To celebrate Earth Day, we’re highlighting seven women in photography whose work celebrates the incredible vitality of our planet and advocates for its protection....
Rinko Kawauchi is a Japanese photographer born in Shinga in 1972. Having studied photography and graphic design at the Seian University of Art and Design, Rinko published her first photobooks showcasing her personal works in 2001. Her work has since received international acclaim, and Rinko has exhibited globally. In addition, she has received a number of awards, including the 27th Ihei Kimura Photography Award.

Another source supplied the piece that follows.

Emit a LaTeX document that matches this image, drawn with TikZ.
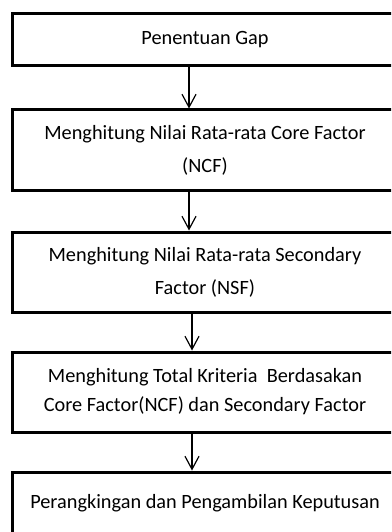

Rinko’s photography focuses on the ordinary things in life, such as a blossoming flower, a wave crashing on the beach, or an egg hatching. As captured by Rinko, these passing moments, often too ordinary to notice in everyday life, are transformed into the realm of the extraordinary. By capturing life in flux, Rinko explores the line between life and death. There is a sense of melancholy which often lingers behind her photographs. Her works embrace impermanence and perceive joy and melancholy in the natural world. Her images have the power to still the mind and reveal the marvellous in the transient and imperfect world around us.
By portraying the sublime in the everyday, Rinko inspires us to be more attuned to our surroundings and to observe fleeting moments with renewed sensitivity. Her work brings us into the present moment, providing an instrument for meditation and encouraging us to appreciate the beauty in the transient.